* **DATASET RECORDS**
START
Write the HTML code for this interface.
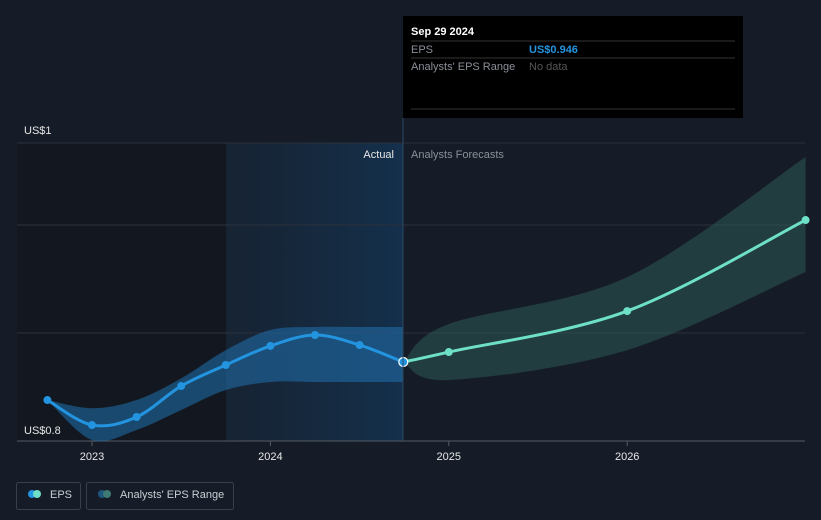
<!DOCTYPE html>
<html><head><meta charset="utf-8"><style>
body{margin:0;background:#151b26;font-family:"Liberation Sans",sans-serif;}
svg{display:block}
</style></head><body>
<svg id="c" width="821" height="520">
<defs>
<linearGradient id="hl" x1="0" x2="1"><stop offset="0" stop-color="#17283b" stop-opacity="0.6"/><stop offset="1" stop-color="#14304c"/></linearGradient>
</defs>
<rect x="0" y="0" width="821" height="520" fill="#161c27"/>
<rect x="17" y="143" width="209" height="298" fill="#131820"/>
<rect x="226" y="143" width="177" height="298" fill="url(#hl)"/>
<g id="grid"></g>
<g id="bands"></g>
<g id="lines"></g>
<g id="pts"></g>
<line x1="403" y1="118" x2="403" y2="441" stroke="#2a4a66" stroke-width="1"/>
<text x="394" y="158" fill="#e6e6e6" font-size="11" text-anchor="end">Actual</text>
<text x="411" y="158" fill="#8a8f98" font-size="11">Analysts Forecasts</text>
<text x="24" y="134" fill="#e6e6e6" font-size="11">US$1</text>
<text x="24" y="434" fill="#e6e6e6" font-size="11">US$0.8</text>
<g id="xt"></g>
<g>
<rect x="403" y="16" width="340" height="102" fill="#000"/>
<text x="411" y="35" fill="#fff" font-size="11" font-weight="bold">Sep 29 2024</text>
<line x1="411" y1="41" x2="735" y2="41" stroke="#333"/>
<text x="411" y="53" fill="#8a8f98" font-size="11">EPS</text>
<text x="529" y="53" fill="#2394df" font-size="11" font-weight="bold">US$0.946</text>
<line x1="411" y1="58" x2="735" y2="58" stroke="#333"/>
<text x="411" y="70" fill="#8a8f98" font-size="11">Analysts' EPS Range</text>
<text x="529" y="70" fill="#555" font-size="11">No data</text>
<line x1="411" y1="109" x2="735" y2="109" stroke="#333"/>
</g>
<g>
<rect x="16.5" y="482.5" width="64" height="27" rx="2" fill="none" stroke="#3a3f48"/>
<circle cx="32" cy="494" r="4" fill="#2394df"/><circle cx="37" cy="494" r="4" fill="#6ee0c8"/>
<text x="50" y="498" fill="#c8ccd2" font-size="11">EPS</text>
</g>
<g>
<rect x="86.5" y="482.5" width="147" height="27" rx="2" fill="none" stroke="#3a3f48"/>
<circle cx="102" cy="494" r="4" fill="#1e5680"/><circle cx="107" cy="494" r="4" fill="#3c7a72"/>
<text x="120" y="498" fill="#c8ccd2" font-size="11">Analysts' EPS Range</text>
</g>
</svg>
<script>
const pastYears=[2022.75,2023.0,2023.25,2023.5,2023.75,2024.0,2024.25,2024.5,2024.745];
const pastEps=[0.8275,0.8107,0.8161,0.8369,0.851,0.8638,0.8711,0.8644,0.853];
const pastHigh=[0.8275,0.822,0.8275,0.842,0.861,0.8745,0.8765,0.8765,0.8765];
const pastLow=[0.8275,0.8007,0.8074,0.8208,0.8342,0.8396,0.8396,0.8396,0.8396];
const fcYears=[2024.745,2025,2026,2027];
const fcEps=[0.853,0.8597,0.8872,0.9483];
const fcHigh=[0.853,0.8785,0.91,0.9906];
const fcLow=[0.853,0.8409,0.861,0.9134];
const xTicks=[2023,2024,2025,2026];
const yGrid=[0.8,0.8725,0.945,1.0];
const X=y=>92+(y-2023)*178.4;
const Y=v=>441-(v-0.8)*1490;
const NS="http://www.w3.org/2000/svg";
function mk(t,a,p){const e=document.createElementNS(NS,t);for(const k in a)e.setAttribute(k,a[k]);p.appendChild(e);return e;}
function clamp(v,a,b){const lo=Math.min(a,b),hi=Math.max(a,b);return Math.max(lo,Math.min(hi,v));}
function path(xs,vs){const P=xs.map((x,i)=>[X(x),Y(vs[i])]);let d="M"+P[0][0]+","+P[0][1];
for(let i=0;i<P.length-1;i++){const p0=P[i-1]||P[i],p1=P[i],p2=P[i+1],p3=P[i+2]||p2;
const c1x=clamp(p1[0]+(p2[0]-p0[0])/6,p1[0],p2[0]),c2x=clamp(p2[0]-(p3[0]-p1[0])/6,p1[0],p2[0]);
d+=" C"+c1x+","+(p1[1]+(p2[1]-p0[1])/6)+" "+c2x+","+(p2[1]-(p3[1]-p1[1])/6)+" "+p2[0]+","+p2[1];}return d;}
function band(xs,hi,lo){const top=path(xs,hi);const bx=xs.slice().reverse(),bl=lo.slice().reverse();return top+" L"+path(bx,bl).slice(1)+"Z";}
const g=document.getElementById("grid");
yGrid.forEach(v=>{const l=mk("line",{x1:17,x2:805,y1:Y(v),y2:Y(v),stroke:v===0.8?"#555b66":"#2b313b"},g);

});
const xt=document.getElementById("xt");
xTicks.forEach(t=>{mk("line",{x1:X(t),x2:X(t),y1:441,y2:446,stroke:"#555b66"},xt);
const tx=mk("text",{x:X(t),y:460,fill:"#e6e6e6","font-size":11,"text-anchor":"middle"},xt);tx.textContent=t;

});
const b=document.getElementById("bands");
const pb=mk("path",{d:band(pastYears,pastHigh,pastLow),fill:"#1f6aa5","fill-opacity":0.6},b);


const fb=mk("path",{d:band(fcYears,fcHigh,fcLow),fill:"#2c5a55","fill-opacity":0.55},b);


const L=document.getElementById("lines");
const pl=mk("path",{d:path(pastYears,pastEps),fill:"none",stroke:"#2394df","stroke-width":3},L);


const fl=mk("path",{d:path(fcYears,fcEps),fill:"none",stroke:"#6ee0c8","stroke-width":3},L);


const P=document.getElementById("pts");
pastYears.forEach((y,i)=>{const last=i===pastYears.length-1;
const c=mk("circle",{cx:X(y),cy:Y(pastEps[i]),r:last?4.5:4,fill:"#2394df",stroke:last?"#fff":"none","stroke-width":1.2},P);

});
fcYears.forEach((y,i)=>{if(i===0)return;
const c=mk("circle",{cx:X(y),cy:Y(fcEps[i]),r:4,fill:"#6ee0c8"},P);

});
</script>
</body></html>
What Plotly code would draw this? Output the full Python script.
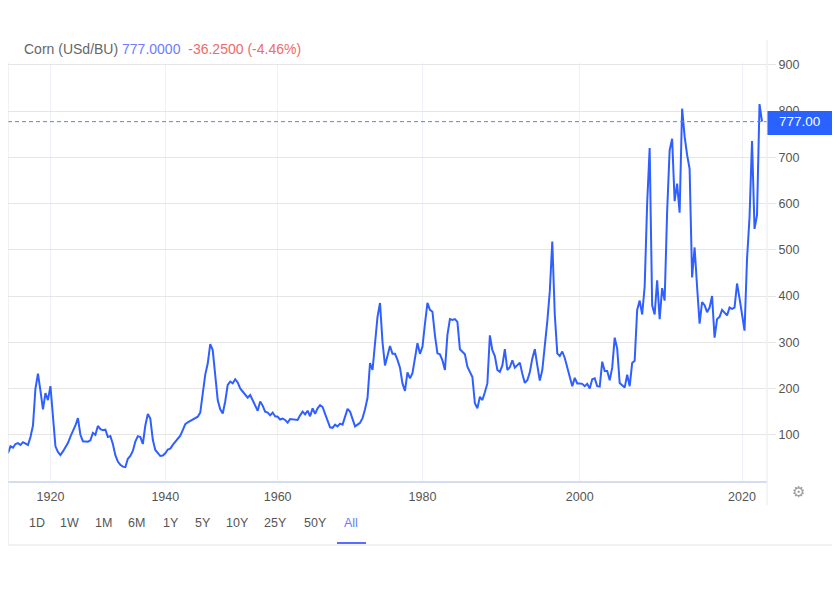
END
Retype the entries word for word. Omit any images.

Write the HTML code for this interface.
<!DOCTYPE html>
<html><head><meta charset="utf-8"><style>
body{margin:0;background:#151b26;font-family:"Liberation Sans",sans-serif;}
svg{display:block}
</style></head><body>
<svg id="c" width="821" height="520">
<defs>
<linearGradient id="hl" x1="0" x2="1"><stop offset="0" stop-color="#17283b" stop-opacity="0.6"/><stop offset="1" stop-color="#14304c"/></linearGradient>
</defs>
<rect x="0" y="0" width="821" height="520" fill="#161c27"/>
<rect x="17" y="143" width="209" height="298" fill="#131820"/>
<rect x="226" y="143" width="177" height="298" fill="url(#hl)"/>
<g id="grid"></g>
<g id="bands"></g>
<g id="lines"></g>
<g id="pts"></g>
<line x1="403" y1="118" x2="403" y2="441" stroke="#2a4a66" stroke-width="1"/>
<text x="394" y="158" fill="#e6e6e6" font-size="11" text-anchor="end">Actual</text>
<text x="411" y="158" fill="#8a8f98" font-size="11">Analysts Forecasts</text>
<text x="24" y="134" fill="#e6e6e6" font-size="11">US$1</text>
<text x="24" y="434" fill="#e6e6e6" font-size="11">US$0.8</text>
<g id="xt"></g>
<g>
<rect x="403" y="16" width="340" height="102" fill="#000"/>
<text x="411" y="35" fill="#fff" font-size="11" font-weight="bold">Sep 29 2024</text>
<line x1="411" y1="41" x2="735" y2="41" stroke="#333"/>
<text x="411" y="53" fill="#8a8f98" font-size="11">EPS</text>
<text x="529" y="53" fill="#2394df" font-size="11" font-weight="bold">US$0.946</text>
<line x1="411" y1="58" x2="735" y2="58" stroke="#333"/>
<text x="411" y="70" fill="#8a8f98" font-size="11">Analysts' EPS Range</text>
<text x="529" y="70" fill="#555" font-size="11">No data</text>
<line x1="411" y1="109" x2="735" y2="109" stroke="#333"/>
</g>
<g>
<rect x="16.5" y="482.5" width="64" height="27" rx="2" fill="none" stroke="#3a3f48"/>
<circle cx="32" cy="494" r="4" fill="#2394df"/><circle cx="37" cy="494" r="4" fill="#6ee0c8"/>
<text x="50" y="498" fill="#c8ccd2" font-size="11">EPS</text>
</g>
<g>
<rect x="86.5" y="482.5" width="147" height="27" rx="2" fill="none" stroke="#3a3f48"/>
<circle cx="102" cy="494" r="4" fill="#1e5680"/><circle cx="107" cy="494" r="4" fill="#3c7a72"/>
<text x="120" y="498" fill="#c8ccd2" font-size="11">Analysts' EPS Range</text>
</g>
</svg>
<script>
const pastYears=[2022.75,2023.0,2023.25,2023.5,2023.75,2024.0,2024.25,2024.5,2024.745];
const pastEps=[0.8275,0.8107,0.8161,0.8369,0.851,0.8638,0.8711,0.8644,0.853];
const pastHigh=[0.8275,0.822,0.8275,0.842,0.861,0.8745,0.8765,0.8765,0.8765];
const pastLow=[0.8275,0.8007,0.8074,0.8208,0.8342,0.8396,0.8396,0.8396,0.8396];
const fcYears=[2024.745,2025,2026,2027];
const fcEps=[0.853,0.8597,0.8872,0.9483];
const fcHigh=[0.853,0.8785,0.91,0.9906];
const fcLow=[0.853,0.8409,0.861,0.9134];
const xTicks=[2023,2024,2025,2026];
const yGrid=[0.8,0.8725,0.945,1.0];
const X=y=>92+(y-2023)*178.4;
const Y=v=>441-(v-0.8)*1490;
const NS="http://www.w3.org/2000/svg";
function mk(t,a,p){const e=document.createElementNS(NS,t);for(const k in a)e.setAttribute(k,a[k]);p.appendChild(e);return e;}
function clamp(v,a,b){const lo=Math.min(a,b),hi=Math.max(a,b);return Math.max(lo,Math.min(hi,v));}
function path(xs,vs){const P=xs.map((x,i)=>[X(x),Y(vs[i])]);let d="M"+P[0][0]+","+P[0][1];
for(let i=0;i<P.length-1;i++){const p0=P[i-1]||P[i],p1=P[i],p2=P[i+1],p3=P[i+2]||p2;
const c1x=clamp(p1[0]+(p2[0]-p0[0])/6,p1[0],p2[0]),c2x=clamp(p2[0]-(p3[0]-p1[0])/6,p1[0],p2[0]);
d+=" C"+c1x+","+(p1[1]+(p2[1]-p0[1])/6)+" "+c2x+","+(p2[1]-(p3[1]-p1[1])/6)+" "+p2[0]+","+p2[1];}return d;}
function band(xs,hi,lo){const top=path(xs,hi);const bx=xs.slice().reverse(),bl=lo.slice().reverse();return top+" L"+path(bx,bl).slice(1)+"Z";}
const g=document.getElementById("grid");
yGrid.forEach(v=>{const l=mk("line",{x1:17,x2:805,y1:Y(v),y2:Y(v),stroke:v===0.8?"#555b66":"#2b313b"},g);

});
const xt=document.getElementById("xt");
xTicks.forEach(t=>{mk("line",{x1:X(t),x2:X(t),y1:441,y2:446,stroke:"#555b66"},xt);
const tx=mk("text",{x:X(t),y:460,fill:"#e6e6e6","font-size":11,"text-anchor":"middle"},xt);tx.textContent=t;

});
const b=document.getElementById("bands");
const pb=mk("path",{d:band(pastYears,pastHigh,pastLow),fill:"#1f6aa5","fill-opacity":0.6},b);


const fb=mk("path",{d:band(fcYears,fcHigh,fcLow),fill:"#2c5a55","fill-opacity":0.55},b);


const L=document.getElementById("lines");
const pl=mk("path",{d:path(pastYears,pastEps),fill:"none",stroke:"#2394df","stroke-width":3},L);


const fl=mk("path",{d:path(fcYears,fcEps),fill:"none",stroke:"#6ee0c8","stroke-width":3},L);


const P=document.getElementById("pts");
pastYears.forEach((y,i)=>{const last=i===pastYears.length-1;
const c=mk("circle",{cx:X(y),cy:Y(pastEps[i]),r:last?4.5:4,fill:"#2394df",stroke:last?"#fff":"none","stroke-width":1.2},P);

});
fcYears.forEach((y,i)=>{if(i===0)return;
const c=mk("circle",{cx:X(y),cy:Y(fcEps[i]),r:4,fill:"#6ee0c8"},P);

});
</script>
</body></html>
What Plotly code would draw this? Output the full Python script.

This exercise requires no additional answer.